LES 2 ALFRED : C’EST QUAND LE BOOMER ?
Un quinquagénaire se fait broyer par les règles d’une jeune start-up. Une satire hilarante du monde de l’entreprise et un grand moment de poésie à la Tati.
Le pitch, à la lisière entre la fable morale et le pur récit d’anticipation, pourrait presque être celui d’un grand épisode de La Quatrième Dimension. Alexandre (interprété par un Denis Podalydès au sommet de son étourderie burlesque) est un sympathique quinqua au chômage, avec deux jeunes enfants à charge et une femme en vadrouille dans un sous-marin. Coincé par sa situation financière périlleuse, il accepte un job dans une grosse start-up façonnée par la culture jeuniste ; et dont la règle d’or est la suivante: on ne peut pas être employé et parents. Alexandre va donc devoir courageusement camoufler ses petits à sa hiérarchie ; ce qui, à une époque où le travail se glisse de plus en plus dans la sphère privée et où les « conf calls en visio » sont devenues sont devenue la norme, ne sera pas forcément des plus aisés.

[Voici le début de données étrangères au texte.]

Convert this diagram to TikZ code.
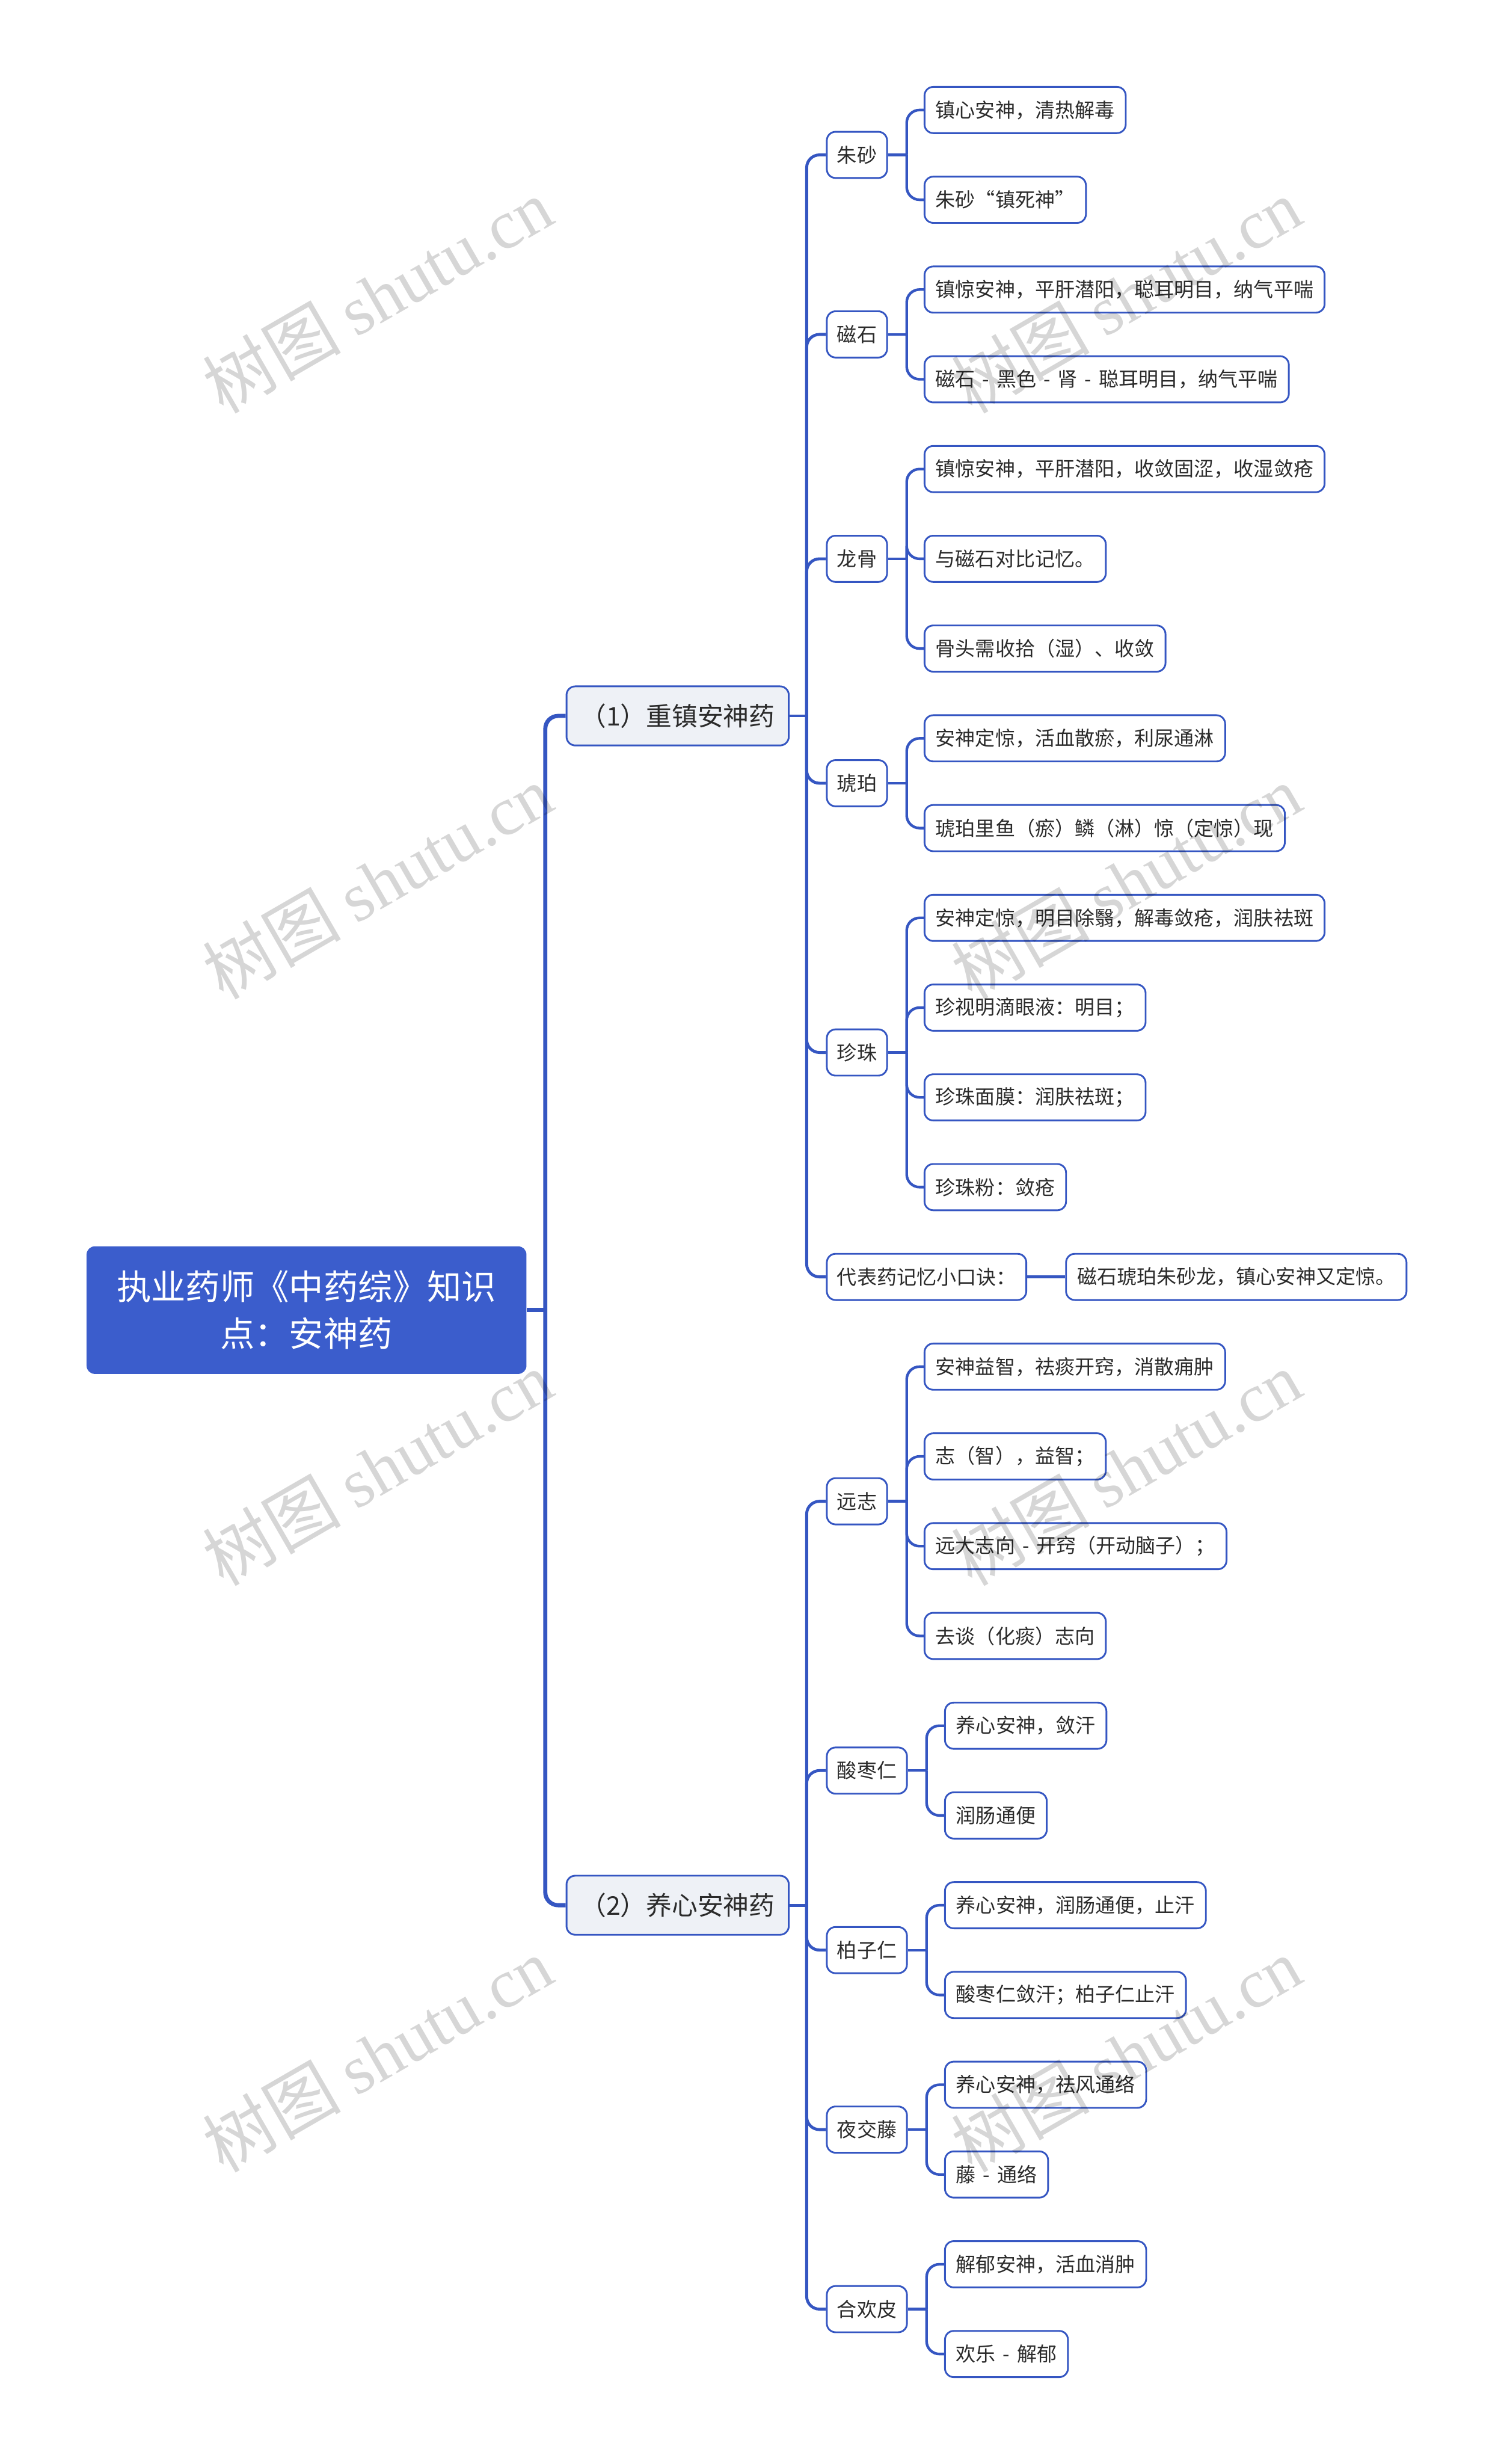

On est donc dans le registre de la fantaisie socio, de la pure parabole qui s’affranchit des règles les plus élémentaires du code du travail pour mieux raconter notre quotidien de travailleur. Les 2 Alfred a quelque chose de profond à nous dire sur le monde de l’entreprise d’aujourd’hui, son libéralisme hi-tech, sa novlangue managériale, ses petites humiliations quotidiennes et cette manière d’esclavagiser avec l’illusion du libre-arbitre. Pour exprimer cela, le film va grossir très légèrement le trait de certaines situations bien connues, et les amener, à la manière d’un Tati 2.0, vers les rives de l’absurde, du cocasse et du commentaire sociétal féroce. Point d’orgue : cette séquence, inoubliable, où un chauffeur VTC qui vient d’enchaîner 14h de courses d’affilée, s’endort littéralement devant son volant tout en déclarant épuisé : « Mais je suis libre hein, je suis mon propre patron ! ». Vous y penserez immanquablement la prochaine que vous ferez appel à ce genre de services.
Voilà donc de quel bois se chauffe Les 2 Alfred, satire pas commode et vraiment grinçante, mais qui éblouit aussi par son humanisme jamais feint. Cette sphère-là du film, est prise en charge par le trio formé par Alexandre, sa cheffe, Séverine (une Sandrine Kiberlain de gala) et Arcimboldo (Bruno Podalydès) un freelance lunaire obsédé par les nouvelles technologies. Cette petite troupe là va donc se mettre petit à petit en marche, si l’on peut dire, contre ce système qui les oppresse et va décider de se débarrasser de ses chaînes virtuelles, de réenchanter par petites touches son quotidien en se remettant à croire en des valeurs désuètes, comme l’amour et l’amitié. Dit comme ça, ça pourrait paraitre naïf ; pourtant lorsqu’elle est portée par les vignettes poétiques de Podalydès cette intuition, au contraire, bouleverse.